Create a simple “minimum job value calculator” for yourself
You don’t need a complicated spreadsheet to set a minimum, but having a quick internal calculator will keep you consistent. Here’s a practical method:
Step 1: estimate non-cleaning time per booking. Add travel time, parking time, and admin time (messages, scheduling, invoicing). Many cleaners are surprised by the total.
Step 2: decide your target hourly earnings. This is not “what I charge,” it’s “what I want to earn” after considering costs and taxes.
Step 3: multiply target hourly earnings by total time a booking uses. Include both cleaning time and non-cleaning time.
Step 4: add a supplies/equipment allowance. Even a small set amount per job helps reflect true costs.
Step 5: round to a clean number and make it your minimum. Clients respond better to simple figures (for example, £45, £50, £55) than awkward decimals.
Once you have a minimum you trust, you can quote more quickly and stop second-guessing yourself with every enquiry.
Set minimums for different property sizes without quoting chaos
Clients frequently ask, “How much for a one-bed flat?” or “How much for a three-bed house?” You can use minimum job values as a base and then scale up based on size and condition.
A simple approach is to create brackets that you use internally:
Small (studio/1 bed): minimum fee applies, plus add-ons if needed.
Medium (2 bed): minimum hours plus an estimated extra time block.
Large (3+ bed): a larger minimum or a checklist-based quote.
To keep the client experience simple, present your pricing as “from” figures and then confirm after a short checklist (bathrooms, pets, frequency, condition, extra tasks). This protects you from underquoting while giving clients the clarity they want.
When it’s time to bill, invoice24 helps you keep the invoice tidy and professional even when the job includes multiple rooms and add-ons. A structured invoice makes your pricing feel fair, which reduces disputes and increases repeat bookings.

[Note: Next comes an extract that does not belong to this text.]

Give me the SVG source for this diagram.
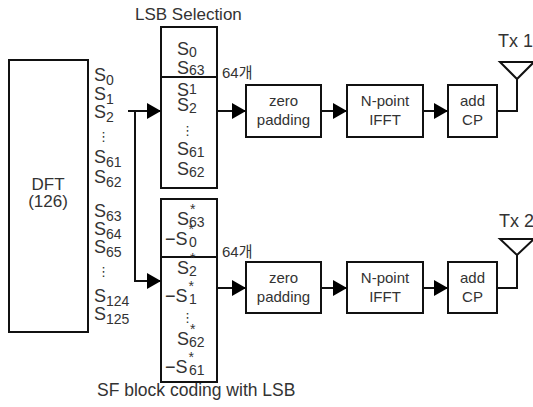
<svg xmlns="http://www.w3.org/2000/svg" width="533" height="407" viewBox="0 0 533 407">
<defs>
<marker id="ah" markerUnits="userSpaceOnUse" markerWidth="15" markerHeight="16" refX="14" refY="8" orient="auto">
<path d="M0,0 L14,8 L0,16 Z" fill="#000"/>
</marker>
<style>
text{font-family:"Liberation Sans","Noto Sans CJK KR",sans-serif;fill:#333;}
.box{fill:#fff;stroke:#111;stroke-width:2;}
.ln{fill:none;stroke:#111;stroke-width:2;}
.s{font-size:18px;}
.sub{font-size:14px;}
.bt{font-size:15px;text-anchor:middle;}
.lbl{font-size:17px;}
.dots{font-family:"DejaVu Sans",sans-serif;font-size:13px;}
.star{font-size:14px;}
</style>
</defs>
<rect width="533" height="407" fill="#fff"/>

<g id="dft">
<rect class="box" x="9" y="60" width="79" height="272"/>
<text class="lbl" x="48" y="190" text-anchor="middle">DFT</text>
<text class="lbl" x="48" y="207" text-anchor="middle">(126)</text>
</g>

<g id="dft-outputs">
<text class="s" x="94" y="81">S<tspan class="sub" dy="4">0</tspan></text>
<text class="s" x="94" y="100">S<tspan class="sub" dy="4">1</tspan></text>
<text class="s" x="94" y="118">S<tspan class="sub" dy="4">2</tspan></text>
<text class="dots" x="97" y="141">⋮</text>
<text class="s" x="94" y="163">S<tspan class="sub" dy="4">61</tspan></text>
<text class="s" x="94" y="183">S<tspan class="sub" dy="4">62</tspan></text>
<text class="s" x="94" y="217">S<tspan class="sub" dy="4">63</tspan></text>
<text class="s" x="94" y="235">S<tspan class="sub" dy="4">64</tspan></text>
<text class="s" x="94" y="253">S<tspan class="sub" dy="4">65</tspan></text>
<text class="dots" x="97" y="276">⋮</text>
<text class="s" x="94" y="302">S<tspan class="sub" dy="4">124</tspan></text>
<text class="s" x="94" y="320">S<tspan class="sub" dy="4">125</tspan></text>
</g>

<g id="lsb">
<text class="lbl" x="135" y="20">LSB Selection</text>
<rect class="box" x="161" y="27" width="56" height="161"/>
<line class="ln" x1="161" y1="77" x2="217" y2="77"/>
<text class="s" x="177" y="55">S<tspan class="sub" dy="2">0</tspan></text>
<text class="s" x="177" y="74">S<tspan class="sub" dy="1">63</tspan></text>
<text class="s" x="177" y="96">S<tspan class="sub" dy="-2">1</tspan></text>
<text class="s" x="177" y="111">S<tspan class="sub" dy="2">2</tspan></text>
<text class="dots" x="181" y="135">⋮</text>
<text class="s" x="177" y="155">S<tspan class="sub" dy="2">61</tspan></text>
<text class="s" x="177" y="175">S<tspan class="sub" dy="2">62</tspan></text>
<text x="222" y="78" font-size="15">64개</text>
</g>

<g id="sf">
<rect class="box" x="161" y="199" width="56" height="183"/>
<line class="ln" x1="161" y1="257" x2="217" y2="257"/>
<text class="s" x="177" y="225">S<tspan class="star" dx="1" dy="-11">*</tspan><tspan class="sub" x="189" dy="13">63</tspan></text>
<text class="s" x="165" y="245">−S<tspan class="star" dx="1" dy="-11">*</tspan><tspan class="sub" x="189" dy="13">0</tspan></text>
<text class="s" x="177" y="274">S<tspan class="star" dx="1" dy="-11">*</tspan><tspan class="sub" x="189" dy="13">2</tspan></text>
<text class="s" x="165" y="302">−S<tspan class="star" dx="1" dy="-11">*</tspan><tspan class="sub" x="189" dy="13">1</tspan></text>
<text class="dots" x="181" y="322">⋮</text>
<text class="s" x="177" y="345">S<tspan class="star" dx="1" dy="-11">*</tspan><tspan class="sub" x="189" dy="13">62</tspan></text>
<text class="s" x="165" y="373">−S<tspan class="star" dx="1" dy="-11">*</tspan><tspan class="sub" x="189" dy="13">61</tspan></text>
<text x="222" y="257" font-size="15">64개</text>
<text x="97" y="396" font-size="17.5">SF block coding with LSB</text>
</g>

<g id="zp1">
<rect class="box" x="246" y="85" width="75" height="52"/>
<text class="bt" x="283.5" y="106">zero</text>
<text class="bt" x="283.5" y="125">padding</text>
</g>
<g id="ifft1">
<rect class="box" x="347" y="85" width="76" height="52"/>
<text class="bt" x="385" y="106">N-point</text>
<text class="bt" x="385" y="125">IFFT</text>
</g>
<g id="cp1">
<rect class="box" x="448" y="85" width="49" height="52"/>
<text class="bt" x="472.5" y="106">add</text>
<text class="bt" x="472.5" y="125">CP</text>
</g>
<g id="ant1">
<path class="ln" d="M500,62 L534,62 L517,79 Z"/>
<text x="498" y="47" font-size="18">Tx 1</text>
</g>

<g id="zp2">
<rect class="box" x="246" y="262" width="75" height="51"/>
<text class="bt" x="283.5" y="283">zero</text>
<text class="bt" x="283.5" y="302">padding</text>
</g>
<g id="ifft2">
<rect class="box" x="347" y="262" width="76" height="51"/>
<text class="bt" x="385" y="283">N-point</text>
<text class="bt" x="385" y="302">IFFT</text>
</g>
<g id="cp2">
<rect class="box" x="448" y="262" width="49" height="51"/>
<text class="bt" x="472.5" y="283">add</text>
<text class="bt" x="472.5" y="302">CP</text>
</g>
<g id="ant2">
<path class="ln" d="M500,239 L534,239 L517,255 Z"/>
<text x="499" y="227" font-size="18">Tx 2</text>
</g>

<g id="connectors">
<line class="ln" x1="128" y1="111" x2="161" y2="111" marker-end="url(#ah)"/>
<polyline class="ln" points="135,111 135,281 161,281" marker-end="url(#ah)"/>
<line class="ln" x1="217" y1="111" x2="246" y2="111" marker-end="url(#ah)"/>
<line class="ln" x1="321" y1="111" x2="347" y2="111" marker-end="url(#ah)"/>
<line class="ln" x1="423" y1="111" x2="448" y2="111" marker-end="url(#ah)"/>
<polyline class="ln" points="497,111 517,111 517,79"/>
<line class="ln" x1="217" y1="288" x2="246" y2="288" marker-end="url(#ah)"/>
<line class="ln" x1="321" y1="288" x2="347" y2="288" marker-end="url(#ah)"/>
<line class="ln" x1="423" y1="288" x2="448" y2="288" marker-end="url(#ah)"/>
<polyline class="ln" points="497,288 517,288 517,255"/>
</g>
</svg>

Handling supplies, pets, and high-effort conditions in your minimum
Not all homes are equal. Some require extra time due to pets, heavy limescale, long hair, clutter, or poor ventilation. You don’t need to judge clients; you just need a pricing structure that recognises effort.
There are two clean ways to handle this without arguments:
Option A: keep one minimum but apply condition-based add-ons. For example, “heavy limescale treatment,” “pet hair intensive,” or “deep clean level.”
Option B: have two minimum levels. A “standard minimum” for normal maintenance and a higher “intensive minimum” for high-effort homes.
Whichever option you choose, communicate it in a neutral, matter-of-fact way. Clients accept it more when it sounds like a standard business policy rather than a personal judgment.
Don’t undercut yourself for “first cleans”
Many regular cleaning arrangements involve a “first clean” that takes longer. Dust build-up, neglected corners, and the initial organisation of routines often mean the first visit is more intensive than the ongoing maintenance.
Instead of undercharging and regretting it, consider:
A higher minimum for the first clean (or a minimum plus an extra hour).
A separate “initial clean” service that prepares the home for ongoing maintenance.
This makes your pricing fair and reduces the risk that you feel resentful during the job. It also sets the relationship up well: you’re transparent from day one, and the client understands why the first visit costs more.
Invoice24 can help you label these clearly on your invoices, which makes it easier for clients to understand the difference between an initial clean and a regular maintenance visit.
Turn your minimum into a confidence tool, not a barrier
Some cleaners worry that a minimum job value will scare clients away. In reality, the clients who are right for your business will appreciate clarity. The clients who only want the cheapest possible option often create the biggest headaches: they haggle, they complain, they cancel late, and they pay slowly.